先週末(11月14日)からワシントンで開かれていた「世界金融サミット」は、15日、閉幕した。G20と世界銀行、IMF(国際通貨基金)、UN(国連)、FSF(金融安定化フォーラム)などの国際機関が参加して、未曾有の金融危機を救おうという試みは、金融安定化を謳った「首脳宣言」を採択してひとまず着地した。

 日本から出席した麻生首相は、会議冒頭、IMFへの1000億ドル(約10兆円)の融資を約束した。同日(14日)発行の「WSJ」(ウォールストリートジャーナル)に寄稿したものと同じ内容である。

 その前日(13日)、パキスタンへの5億ドル融資を発表した中国と比べても、日本の貢献は、金額・規模とともに十分すぎるほどのものであった。

 ブレトンウッズ体制の終焉が叫ばれているこの会議の中で、日本の「貢献」は、どのように評価されているのだろうか。

10兆円の高価な「武器」で
麻生首相は存在感を示せたか

 IMF・世界銀行こそ、同ブレトンウッズ体制の核だった。1944年に構築されたこの世界金融体制が、第二次世界大戦後の世界金融のルールを形作ってきたのは確かだ。

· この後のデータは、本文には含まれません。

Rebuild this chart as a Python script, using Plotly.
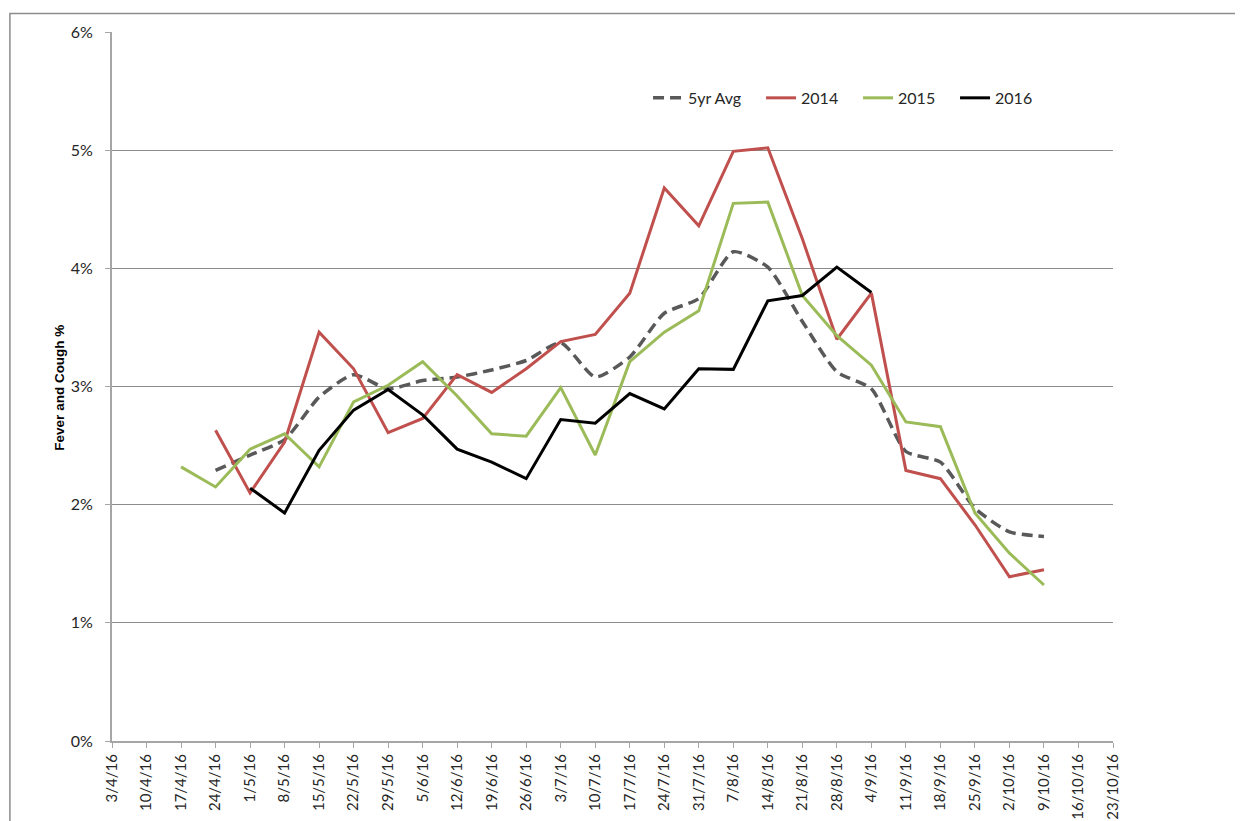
import plotly.graph_objects as go

# weekly categories
weeks = ['3/4/16', '10/4/16', '17/4/16', '24/4/16', '1/5/16', '8/5/16', '15/5/16',
         '22/5/16', '29/5/16', '5/6/16', '12/6/16', '19/6/16', '26/6/16', '3/7/16',
         '10/7/16', '17/7/16', '24/7/16', '31/7/16', '7/8/16', '14/8/16', '21/8/16',
         '28/8/16', '4/9/16', '11/9/16', '18/9/16', '25/9/16', '2/10/16', '9/10/16',
         '16/10/16', '23/10/16']

avg5 = [None, None, None, 2.29, 2.42, 2.55, 2.91, 3.10, 2.98, 3.05, 3.08, 3.14, 3.22,
        3.37, 3.08, 3.25, 3.62, 3.745, 4.14, 4.01, 3.55, 3.125, 2.98, 2.45, 2.36, 1.97,
        1.77, 1.73, None, None]
y2014 = [None, None, None, 2.63, 2.10, 2.53, 3.46, 3.15, 2.61, 2.73, 3.10, 2.95, 3.15,
         3.38, 3.44, 3.79, 4.68, 4.36, 4.99, 5.02, 4.25, 3.40, 3.79, 2.29, 2.22, 1.83,
         1.39, 1.45, None, None]
y2015 = [None, None, 2.32, 2.15, 2.47, 2.60, 2.32, 2.87, 3.01, 3.21, 2.92, 2.60, 2.58,
         2.99, 2.42, 3.21, 3.46, 3.64, 4.55, 4.56, 3.77, 3.43, 3.18, 2.70, 2.66, 1.93,
         1.59, 1.32, None, None]
y2016 = [None, None, None, None, 2.14, 1.93, 2.46, 2.80, 2.975, 2.76, 2.47, 2.36, 2.22,
         2.72, 2.69, 2.94, 2.81, 3.15, 3.145, 3.725, 3.77, 4.01, 3.795, None, None, None,
         None, None, None, None]

fig = go.Figure()
fig.add_trace(go.Scatter(x=weeks, y=avg5, name='5yr Avg', mode='lines', legend='legend',
                         line=dict(color='#595959', width=3.5, dash='11px,6px',
                                   shape='spline', smoothing=0.6)))
fig.add_trace(go.Scatter(x=weeks, y=y2014, name='2014', mode='lines', legend='legend2',
                         line=dict(color='#C0504D', width=3)))
fig.add_trace(go.Scatter(x=weeks, y=y2015, name='2015', mode='lines', legend='legend3',
                         line=dict(color='#9BBB59', width=3)))
fig.add_trace(go.Scatter(x=weeks, y=y2016, name='2016', mode='lines', legend='legend4',
                         line=dict(color='#000000', width=3)))

fig.update_xaxes(type='category', range=[0, 29], tickangle=-90, automargin=False,
                 showline=True, linecolor='#a6a6a6', linewidth=2,
                 ticks='outside', ticklen=5, tickcolor='#a6a6a6',
                 showgrid=False, tickfont=dict(size=15, color='#262626'))
fig.update_yaxes(range=[0, 6], dtick=1, ticksuffix='%', automargin=False,
                 showline=True, linecolor='#a6a6a6', linewidth=2,
                 ticks='outside', ticklen=5, tickcolor='#a6a6a6',
                 gridcolor='#8c8c8c', gridwidth=1, zeroline=False,
                 ticklabelstandoff=9, tickfont=dict(size=16, color='#262626'))

fig.add_annotation(text='<b>Fever and Cough %</b>', xref='paper', yref='paper',
                   x=-0.062, y=0.499, textangle=-90, showarrow=False,
                   font=dict(family='Liberation Sans', size=13.5, color='#000000'))

# outer chart border (partly off-page like the reference)
fig.add_shape(type='rect', xref='paper', yref='paper',
              x0=-0.102, y0=-0.2, x1=1.2, y1=1.026,
              line=dict(color='#8c8c8c', width=1.5))

leg = dict(orientation='h', y=0.907, xanchor='left', yanchor='middle',
           font=dict(size=16, color='#262626'), bgcolor='rgba(0,0,0,0)')

# page body adds an 8px offset, margins compensate for it
fig.update_layout(
    width=1243, height=821,
    margin=dict(l=104, r=138, t=24, b=88),
    plot_bgcolor='white', paper_bgcolor='white',
    font=dict(family='Lato', size=16, color='#262626'),
    showlegend=True,
    legend=dict(leg, x=0.5355),
    legend2=dict(leg, x=0.6484),
    legend3=dict(leg, x=0.7453),
    legend4=dict(leg, x=0.8422),
)

fig.write_html("out.html")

 しかし、初代IMF総裁のケインズ博士の理論が世界中で見直され始めているのが象徴するように、同体制の耐用年数も過ぎているという指摘が出始めていた。

 実際に、今回の会議でも、IMFの機能低下、同基金の改革について議論が集中している。

 G20、とくにG7以外の国々からのIMFへの不満は深刻だ。今年3月にクォータ制を導入し、新興国の役割を高めようと試みたものの、IMFへの不信は拭えていない。

 韓国などのアジア諸国にとっては、97年のアジア金融危機の際、IMFの融資が受けられず、国内経済がどん底にまで叩き落とされてしまったトラウマがある。それが10年たった現在でも、同体制への不信感となって、会議でも表出することになったのだ。